Перспектива совершенного зрителя отождествляется с точкой зрения самого практического разума. Но от этого она, конечно же, не перестает быть особой перспективой, т. е. лишь одной из перспектив, в которых видится данная ситуация. В перспективе злодея правдивость домохозяина видится позорной (хотя и желательной для первого) трусостью, а в перспективе жертвы – гнусным предательством, причем и та и другая столь же легко проходят тест на универсализируемость, как и безусловный долг говорить правду. С точки же зрения существования общества («эмпирического человечества») ложь, тем более, в ее кантовском «фактическом», а не нравственном понимании, – едва ли большая угроза, чем трусость и предательство.
Конфликт перспектив, конечно, можно представить в качестве конфликта обязанностей, как это сделали некоторые участники дискуссии о рассматриваемом эссе Канта (Апресян, Прокофьев). Но, с одной стороны, это неточно, а с другой – «метафизично». Неточно, поскольку конфликтовать могут лишь обязанности человека по отношению к конкретным другим, а их Кант обезличивает. Поэтому в его логике такого конфликта, действительно, не может быть.

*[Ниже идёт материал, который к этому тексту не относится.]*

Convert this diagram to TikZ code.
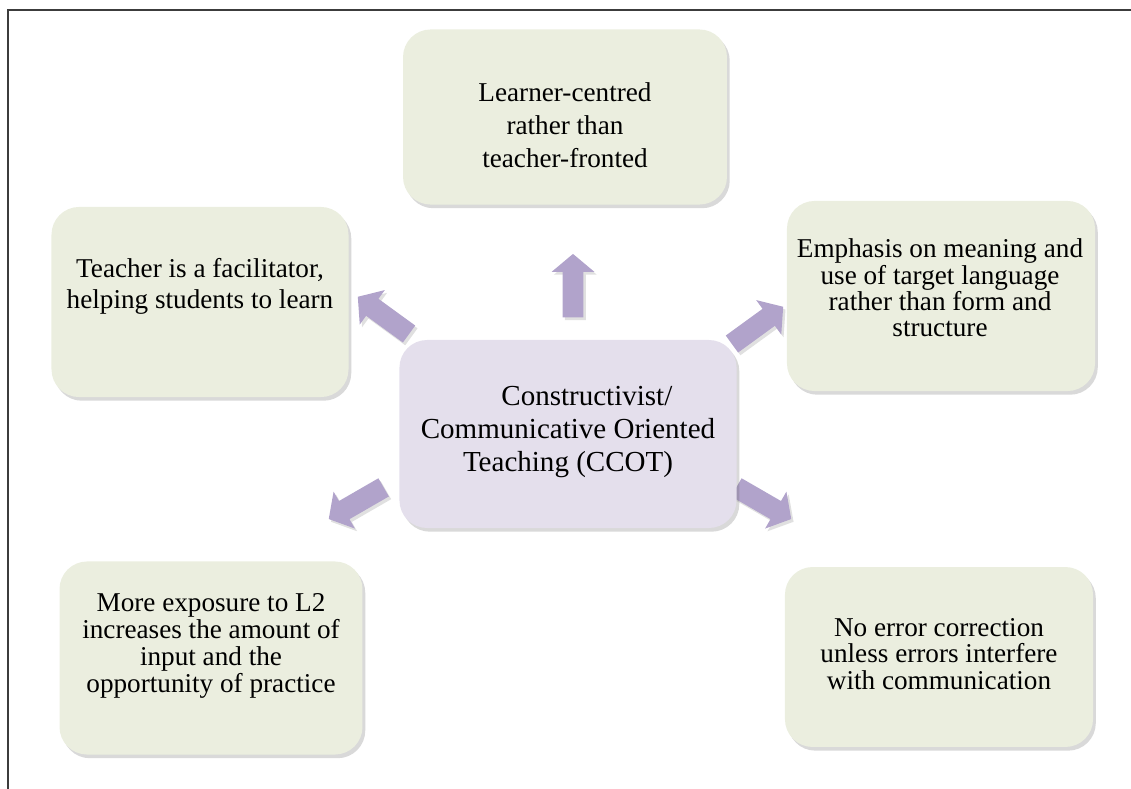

Неточность в том, что критика Канта возможна не через указание на конфликт обязанностей, а посредством преодоления его логики обезличивания других, т. е. присвоения Кантом права игнорировать перспективы других людей. А такая критика выводит далеко за рамки контекста кантовской практической философии. В то же время теория конфликта обязанностей «метафизична», поскольку она упускает роль суждения в таком конфликте. Я могу понять мои обязанности как находящиеся в конфликте только в том случае, если встану на точку зрения других и с этой позиции пойму неадекватность тех максим моих поступков, которые мне диктует мой «монологический» разум, даже если я отождествляю его с практическим разумом вообще. Из самого моего Я конфликт обязанностей не возникает, и попытка показать его возможность без «посредствующей роли» суждения есть метафизика, причем неубедительная даже чисто в логическом плане.
Но именно конфликт перспектив есть то, что делает мое решение относительно максимы моих поступков (в данной ситуации) необходимым. Это, в строгом гегелевском смысле, необходимость свободы, «преображение необходимости в свободу» [669] . Я вынужден принимать самостоятельное решение именно потому, что разные силы гетерономии (как все «внешнее» по отношению к моему самоопределению) тянут меня в разных направлениях. Но вместе с тем я не противостою всем им безразличным образом, поскольку встал на их точки зрения и конкретно и избирательно отнесся к ним. Я на свой страх и риск провожу границу между «разумными» и «неразумными» в данной ситуации и, пользуясь «трансисторическими» понятиями морали (Бурдье), пытаюсь определить «общую точку зрения» «разумных» на то, что мне предстоит и что я должен сделать.
669
Гегель Г. В. Ф. Энциклопедия философских наук. Т. 1. М.: Мысль, 1974. С. 143.